La panne de l’ascenseur social ainsi que la question récurrente des sorties du système scolaire sans qualification apportent des arguments à ce qui constitue un élément essentiel de la culture scolaire française : l’égalitarisme. Quelle que soit la couleur politique des gouvernements, aucun ne peut éviter cette question si sensible dans l’imaginaire collectif. Deux propositions de la loi d’orientation confirment, à l’instar des précédents gouvernements, que l’école ne peut plus se contenter de constater cet état de fait, mais qu’il faut tenter de trouver des solutions. Suivant une logique apparemment identique aux précédents gouvernements de gauche et de droite, le développement du programme personnalisé de réussite éducative (PPRE) et la création d’un socle commun de connaissances et de compétences sont les réponses les plus visibles à cette question.
Volonté d’individualiser quand la massification échoue, volonté d’assurer un résultat quand l’augmentation des moyens ne peut plus passer pour l’unique solution, les deux propositions qui vont cette année, pour le PPRE, et l’année prochaine, pour le socle commun, être progressivement déployées sont-elles à même d’apporter une réponse satisfaisante ? Les concepteurs de ces dispositifs sont-ils eux-mêmes convaincus de leur efficacité ? Quelques indices nous permettent de penser qu’un certain fatalisme s’est emparé des responsables de l’éducation et que malgré un discours volontariste, les dispositifs proposés ne sont pas ceux qui vont permettre de retourner la tendance.
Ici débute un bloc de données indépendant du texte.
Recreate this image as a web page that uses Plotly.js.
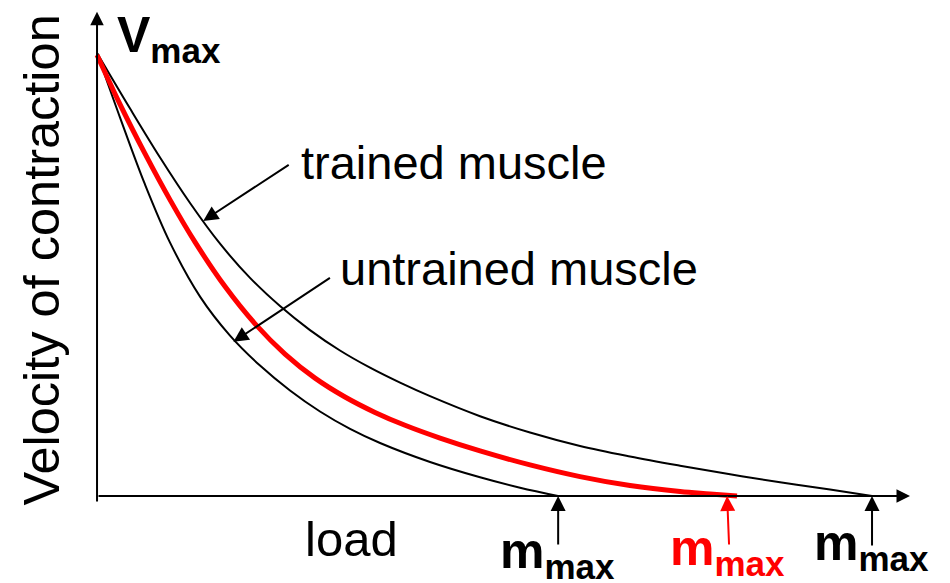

On peut même penser que ces propositions sont avant tout un moyen de redonner de l’énergie à ces enseignants qui depuis de nombreuses années oeuvrent dans ce secteur sans pour autant leur proposer de nouvelles formes d’action ou tout au moins un cadre pour les construire eux-mêmes.
En effet, dans un texte récent à propos du B2i le ministère signait l’idée que 80% des compétences suffisaient pour valider le B2i. Dans un autre texte, la DESCO évoquait l’indispensable mise en place des groupes de besoins pour réussir les PPRE. Si l’on tente de dater ces deux propositions, on s’aperçoit que l’idée des 80% a été jadis mise en avant par J.P. Chevènement en 1985 et que celle des groupes de besoins était proposée dès 1992 lors de la mise en place des évaluations en CE2, 6è et 2de. Sans tenter de préciser plus avant ces traces passées, on peut s’apercevoir que tant le PPRE que le socle commun ne sont pas encore arrivés à maturité dans la culture scolaire collective. Et cela doit faire question.
Si le grand débat avait laissé pointer les bases d’une réflexion sur la réussite de tous, les propos tenus n’engageaient pas une pratique. Dès lors qu’un ministère tente de traduire en action ces intentions, il se trouve toujours pris dans une tension entre des intérêts contradictoires. Le socle commun est déjà combattu car il pourrait être un nivellement par le bas, les PPRE suivent le même chemin car ce serait les moyens qui manqueraient. Face à ces deux propositions, les partisans d’un retour à la tradition tentent eux aussi de faire pression en rappelant que jadis c’était mieux… oubliant que les mises à l’écart étaient beaucoup plus nombreuses et surtout moins douloureuses socialement.
La chance offerte par les PPRE et surtout les espoirs offerts par le socle commun sont de nature à encourager tous ceux qui croient que l’école a encore une place dans la nation. Encore faut-il que chacun de nous ne tente pas de vider ces propositions des espoirs qu’ils font naître. Il est facile de réduire le socle à sa plus simple expression ou de faire des PPRE un outil de tri supplémentaire. Il suffit de voir comment certains établissements ont déjà créé des «classes» de découverte professionnelle à trois heures dans les collèges pour comprendre qu’il faut être vigilant.